When Frank was asked, as so many people do ask, why he had not just done his exercise and meditation at home, quietly, without anyone knowing and why he had continued to tell people about Falun Gong, knowing he could be snatched by the 610 office, Frank stopped and said quietly: “Yeah, yeah, at the beginning, I had the same idea because in China, the persecution is so hard and I do have a fear. So at the beginning, I practised at home.”
“But that kind of life is not what I am looking for,” he said. “I cannot live a life like that – it makes me very unhappy because I know Falun Gong is good, following Truthfulness Compassion and Endurance is not wrong. It is what every sentient being should follow.”
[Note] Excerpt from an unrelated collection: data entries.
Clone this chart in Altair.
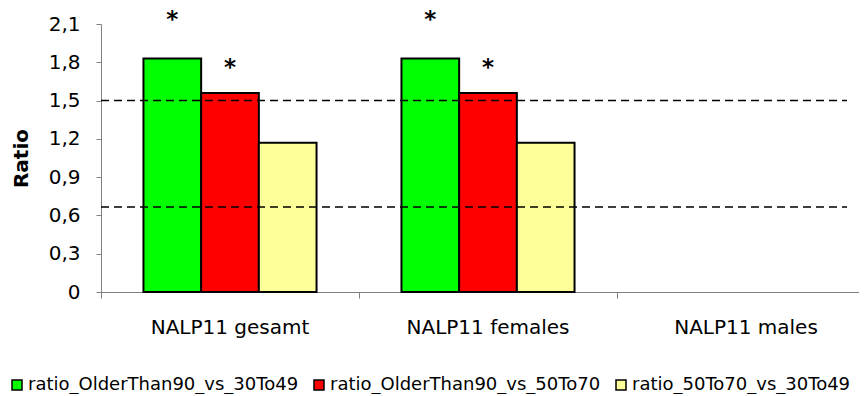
import altair as alt
import pandas as pd

categories = ["NALP11 gesamt", "NALP11 females", "NALP11 males"]
series = ["ratio_OlderThan90_vs_30To49", "ratio_OlderThan90_vs_50To70", "ratio_50To70_vs_30To49"]
colors = ["#00FF00", "#FF0000", "#FFFF99"]
gesamt_vals = [1.83, 1.56, 1.17]
females_vals = [1.83, 1.56, 1.17]
thresholds = [1.5, 0.667]
star_cats = ["NALP11 gesamt", "NALP11 gesamt", "NALP11 females", "NALP11 females"]
star_series = [series[0], series[1], series[0], series[1]]
star_y = [2.16, 1.79, 2.16, 1.79]
y_ticks = [0, 0.3, 0.6, 0.9, 1.2, 1.5, 1.8, 2.1]

rows = []
for s, v in zip(series, gesamt_vals):
    rows.append({"cat": categories[0], "series": s, "value": v})
for s, v in zip(series, females_vals):
    rows.append({"cat": categories[1], "series": s, "value": v})
bars_df = pd.DataFrame(rows)
stars_df = pd.DataFrame({"cat": star_cats, "series": star_series, "sy": star_y})
rules_df = pd.DataFrame({"t": thresholds})

FONT = "DejaVu Sans"
GRAY = "#808080"

x_scale = alt.Scale(domain=categories, range=[0, 774], paddingInner=0, paddingOuter=0)
x_axis = alt.Axis(title=None, bandPosition=0, tickSize=6,
                  tickColor=GRAY, domainColor=GRAY, labelPadding=19,
                  labelFontSize=20, labelFont=FONT, labelColor="black",
                  labelAngle=0, labelLimit=0, labelOverlap=False)
y_scale = alt.Scale(domain=[0, 2.1], nice=False)
y_axis = alt.Axis(title="Ratio", values=y_ticks, tickCount=8,
                  labelExpr="datum.value == 0 ? '0' : replace(format(datum.value, '.1f'), '.', ',')",
                  grid=False, tickSize=5, tickColor=GRAY, domainColor=GRAY,
                  labelPadding=16, labelFontSize=20, labelFont=FONT, labelColor="black",
                  labelOverlap=False, labelFlush=False, labelBound=False,
                  titleFont=FONT, titleFontSize=20, titleFontWeight="bold",
                  titleColor="black", titlePadding=17)
xoff_scale = alt.Scale(domain=series, paddingInner=0, paddingOuter=0.736)

bars = alt.Chart(bars_df).mark_bar(stroke="black", strokeWidth=2).encode(
    x=alt.X("cat:N", scale=x_scale, axis=x_axis),
    xOffset=alt.XOffset("series:N", scale=xoff_scale),
    y=alt.Y("value:Q", scale=y_scale, axis=y_axis),
    color=alt.Color("series:N", scale=alt.Scale(domain=series, range=colors),
                    legend=alt.Legend(title=None, orient="none", legendX=-93, legendY=352,
                                      direction="horizontal", symbolType="square",
                                      symbolSize=100, symbolStrokeColor="black",
                                      symbolStrokeWidth=1.5, labelFont=FONT, labelFontSize=18,
                                      labelColor="black", labelOffset=2, columnPadding=11,
                                      padding=0, labelLimit=0)),
)

stars = alt.Chart(stars_df).mark_text(text="*", fontSize=23, fontWeight="bold",
                                      baseline="middle", dy=4, font=FONT, color="black").encode(
    x=alt.X("cat:N", scale=x_scale, axis=x_axis),
    xOffset=alt.XOffset("series:N", scale=xoff_scale),
    y=alt.Y("sy:Q", scale=y_scale, axis=y_axis),
)

rules = alt.Chart(rules_df).mark_rule(strokeDash=[8, 5], strokeWidth=1.5, color="black").encode(
    y=alt.Y("t:Q", scale=y_scale, axis=y_axis),
    x=alt.value(0),
    x2=alt.value(746),
)

chart = alt.layer(bars, rules, stars).properties(
    width=758, height=268,
    autosize=alt.AutoSizeParams(type="none"),
    padding={"left": 93, "top": 16, "right": 0, "bottom": 102},
    background="white",
).configure_view(stroke=None)

chart.save("out.html", embed_options={"renderer": "svg", "actions": False})
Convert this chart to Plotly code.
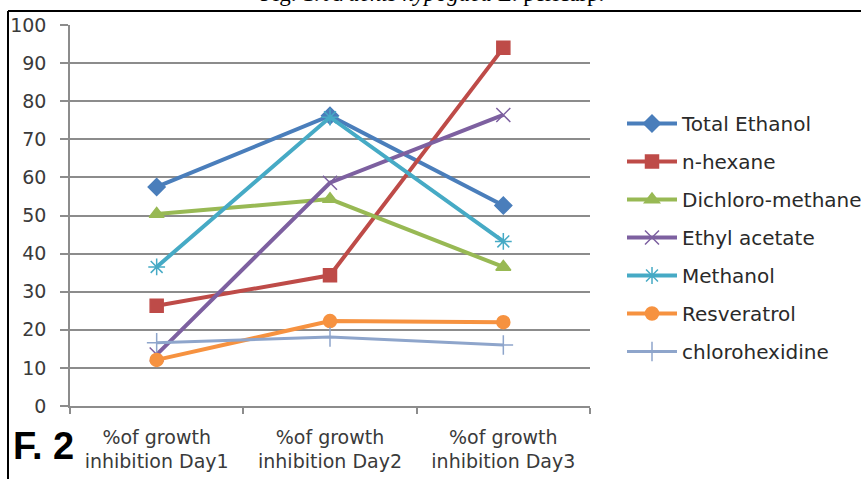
import plotly.graph_objects as go

# Categories and measured growth-inhibition values (%)
days = ["%of growth<br>inhibition Day1", "%of growth<br>inhibition Day2", "%of growth<br>inhibition Day3"]
total_ethanol = [57.5, 76.2, 52.6]
n_hexane = [26.3, 34.3, 94.0]
dichloro_methane = [50.4, 54.3, 36.5]
ethyl_acetate = [13.5, 58.6, 76.4]
methanol = [36.5, 75.8, 43.2]
resveratrol = [12.1, 22.3, 22.0]
chlorohexidine = [16.6, 18.1, 16.0]
y_ticks = [0, 10, 20, 30, 40, 50, 60, 70, 80, 90, 100]

series = [
    ("Total Ethanol", total_ethanol, "#4a7ebb", "diamond", 13, 4),
    ("n-hexane", n_hexane, "#be4b48", "square", 13, 4),
    ("Dichloro-methane", dichloro_methane, "#98b954", "triangle-up", 13, 4),
    ("Ethyl acetate", ethyl_acetate, "#7d60a0", "x-thin-open", 14, 4),
    ("Methanol", methanol, "#46aac5", "asterisk-open", 14, 4),
    ("Resveratrol", resveratrol, "#f69240", "circle", 13, 4),
    ("chlorohexidine", chlorohexidine, "#8ea5cb", "cross-thin-open", 14, 3),
]

fig = go.Figure()
for name, vals, color, sym, size, lw in series:
    fig.add_trace(go.Scatter(
        x=days, y=vals, name=name, mode="lines+markers",
        legendgroup=name,
        line=dict(color=color, width=lw),
        marker=dict(symbol=sym, size=size, color=color,
                    line=dict(color=color, width=1.5)),
    ))

L, R, T, B = 70, 271, 25, 73
W, H = 861, 479
pw, ph = W - L - R, H - T - B

def px(x):
    return (x - L) / pw

def py(y):
    return (H - B - y) / ph

fig.update_layout(
    width=W, height=H,
    margin=dict(l=L, r=R, t=T, b=B, autoexpand=False),
    paper_bgcolor="white", plot_bgcolor="white",
    font=dict(family="DejaVu Sans", size=18, color="#3a3a3a"),
    showlegend=True,
    legend=dict(
        x=px(622), y=py(104), xanchor="left", yanchor="top",
        font=dict(family="DejaVu Sans", size=20, color="#2a2a2a"),
        itemwidth=50, tracegroupgap=9, bgcolor="rgba(0,0,0,0)",
    ),
    xaxis=dict(
        type="category", tickson="boundaries",
        showgrid=False, showline=True, linecolor="#8c8c8c", linewidth=1.5,
        ticks="outside", ticklen=6, tickcolor="#8c8c8c", tickwidth=1.5,
        ticklabelstandoff=13,
        tickfont=dict(family="DejaVu Sans", size=19, color="#3a3a3a"),
        range=[-0.5, 2.5],
    ),
    yaxis=dict(
        range=[0, 100], tickvals=y_ticks,
        showgrid=True, gridcolor="#8c8c8c", gridwidth=1.5,
        showline=True, linecolor="#8c8c8c", linewidth=1.5,
        ticks="outside", ticklen=8, tickcolor="#8c8c8c", tickwidth=1.5,
        ticklabelstandoff=10, zeroline=False,
        tickfont=dict(family="DejaVu Sans", size=19, color="#3a3a3a"),
    ),
)

# Frame lines along the top and left edges
fig.add_shape(type="line", xref="paper", yref="paper",
              x0=px(8), x1=px(900), y0=py(11), y1=py(11),
              line=dict(color="black", width=2))
fig.add_shape(type="line", xref="paper", yref="paper",
              x0=px(8), x1=px(8), y0=py(11), y1=py(520),
              line=dict(color="black", width=2))

# Figure caption above the frame
fig.add_annotation(
    text="Fig. 1. <i>Arachis hypogaea</i> L. pericarp.",
    xref="paper", yref="paper", x=px(432), y=py(8),
    xanchor="center", yanchor="bottom", showarrow=False,
    font=dict(family="Liberation Serif", size=23, color="black"),
)

# Panel label
fig.add_annotation(
    text="<b>F. 2</b>", xref="paper", yref="paper",
    x=px(11), y=py(446), xanchor="left", yanchor="middle", showarrow=False,
    font=dict(family="Liberation Sans", size=38, color="black"),
)

fig.write_html("out.html")
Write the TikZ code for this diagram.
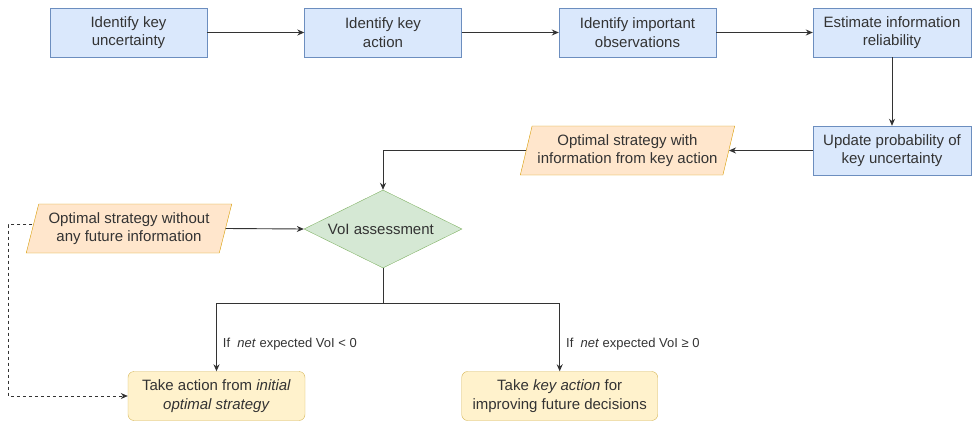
\documentclass[tikz,border=0pt]{standalone}
\usepackage{fontspec}
\setmainfont{Liberation Sans}
\usetikzlibrary{arrows.meta,shapes.geometric}
\definecolor{bluefill}{HTML}{DAE8FC}
\definecolor{bluedraw}{HTML}{6C8EBF}
\definecolor{orangefill}{HTML}{FFE6CC}
\definecolor{orangedraw}{HTML}{D79B00}
\definecolor{greenfill}{HTML}{D5E8D4}
\definecolor{greendraw}{HTML}{82B366}
\definecolor{yellowfill}{HTML}{FFF2CC}
\definecolor{yellowdraw}{HTML}{D6B656}
\definecolor{ink}{HTML}{333333}
\begin{document}
\begin{tikzpicture}[x=1pt, y=-1pt,
        every node/.style={text=ink, font=\fontsize{15}{18.3}\selectfont, align=center},
        stepbox/.style={draw=bluedraw, fill=bluefill, minimum width=157pt, minimum height=49pt, inner sep=0pt},
        inputbox/.style={trapezium, trapezium left angle=71, trapezium right angle=109, trapezium stretches=true,
            draw=orangedraw, fill=orangefill, minimum height=49pt, inner sep=0pt},
        decision/.style={diamond, aspect=2, draw=greendraw, fill=greenfill, minimum width=158pt, minimum height=78pt, inner sep=0pt},
        outcome/.style={draw=yellowdraw, fill=yellowfill, rounded corners=6pt, minimum height=49pt, inner sep=0pt},
        cond/.style={font=\fontsize{13}{15}\selectfont, inner sep=0pt},
        arr/.style={draw=ink, line width=0.9pt, -{Stealth[length=7pt,width=6pt]}},
        line/.style={draw=ink, line width=0.9pt}]
            \useasboundingbox (0,0) rectangle (975,423);

            % top row
            \node[stepbox] (uncert) at (128.5, 32.5) { Identify key\\ uncertainty };
            \node[stepbox] (action) at (383, 32.5) { Identify key\\ action };
            \node[stepbox] (observ) at (637.5, 32.5) { Identify important\\ observations };
            \node[stepbox, minimum width=158pt] (reliab) at (892, 32.5) { Estimate information\\ reliability };
            \node[stepbox, minimum width=158pt] (update) at (892, 150.5) { Update probability of\\ key uncertainty };

            % strategies and assessment
            \node[inputbox, minimum width=215pt] (withinfo) at (627.5, 150.5) { Optimal strategy with\\ information from key action };
            \node[inputbox, minimum width=206pt] (noinfo) at (129, 228.5) { Optimal strategy without\\ any future information };
            \node[decision] (voi) at (383, 229) { VoI assessment };
            \coordinate (split) at (383, 303);

            % outcomes
            \node[outcome, minimum width=177pt] (initial) at (216.5, 396) { Take action from \textit{initial}\\ \textit{optimal strategy} };
            \node[outcome, minimum width=196pt] (keyact) at (559.7, 396) { Take \textit{key action} for\\ improving future decisions };

            \draw[arr] (uncert) -- (action);
            \draw[arr] (action) -- (observ);
            \draw[arr] (observ) -- (reliab);
            \draw[arr] (reliab) -- (update);
            \draw[arr] (update) -- (withinfo.east);
            \draw[arr] (withinfo.west) -| (voi.north);
            \draw[arr] (noinfo.east) -- (voi.west);
            \draw[line] (voi.south) -- (split);
            \draw[arr] (split) -| node[cond, pos=0.8, right=6pt] { If\ \ \textit{net} expected VoI < 0 } (initial.north);
            \draw[arr] (split) -| node[cond, pos=0.8, right=6pt] { If\ \ \textit{net} expected VoI ≥ 0 } (keyact.north);
            \draw[arr, dash pattern=on 3pt off 3pt] ([yshift=4pt]noinfo.west) -- ++(-24,0) |- (initial.west);
        \end{tikzpicture}
\end{document}
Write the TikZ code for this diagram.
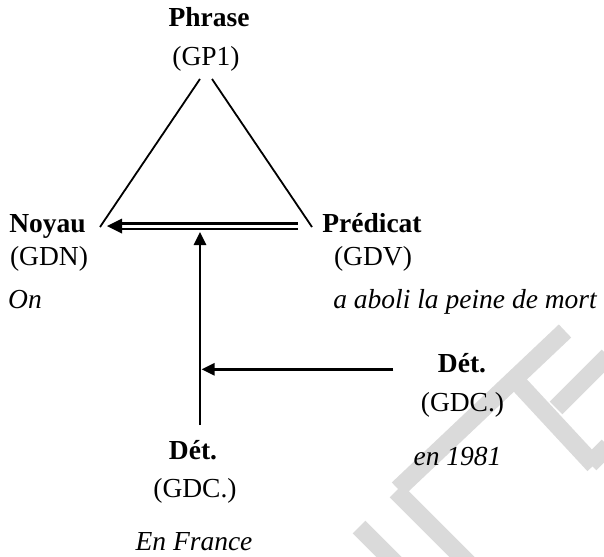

“Mainland China is full of “so many lies, propagandas from the Chinese Communist Party”, he explained. “But I just can’t lie to myself. I can’t live the rest of my life lying to myself. It is not normal. A human being cannot live like that, so I must tell people about the truth.”
The 610 office was set up in 1999 solely to oversee the persecution of Falun Gong. Besides its central office in Beijing, the '610 Office' has branches in Chinese cities, villages, governmental agencies, institutions, and schools. In terms of its establishment, structure, reporting mechanism, operation and founding mechanism, it is an organization that is allowed to exist outside of the established framework of the CCP and the Chinese government. The power it has far exceeds that which is officially authorized under the Chinese constitution and other laws; furthermore, it is free from national budgetary constraints.
The '610 Office' has full control over any issue that has to do with Falun Gong, and is an organization that Jiang Zemin, the former leader of Communist China used personally and privately to persecute Falun Gong.
This organization does not have any legal basis. It is very similar to Nazi Germany’s Gestapo and the 'Central Committee of the Cultural Revolution' during the Chinese Cultural Revolution.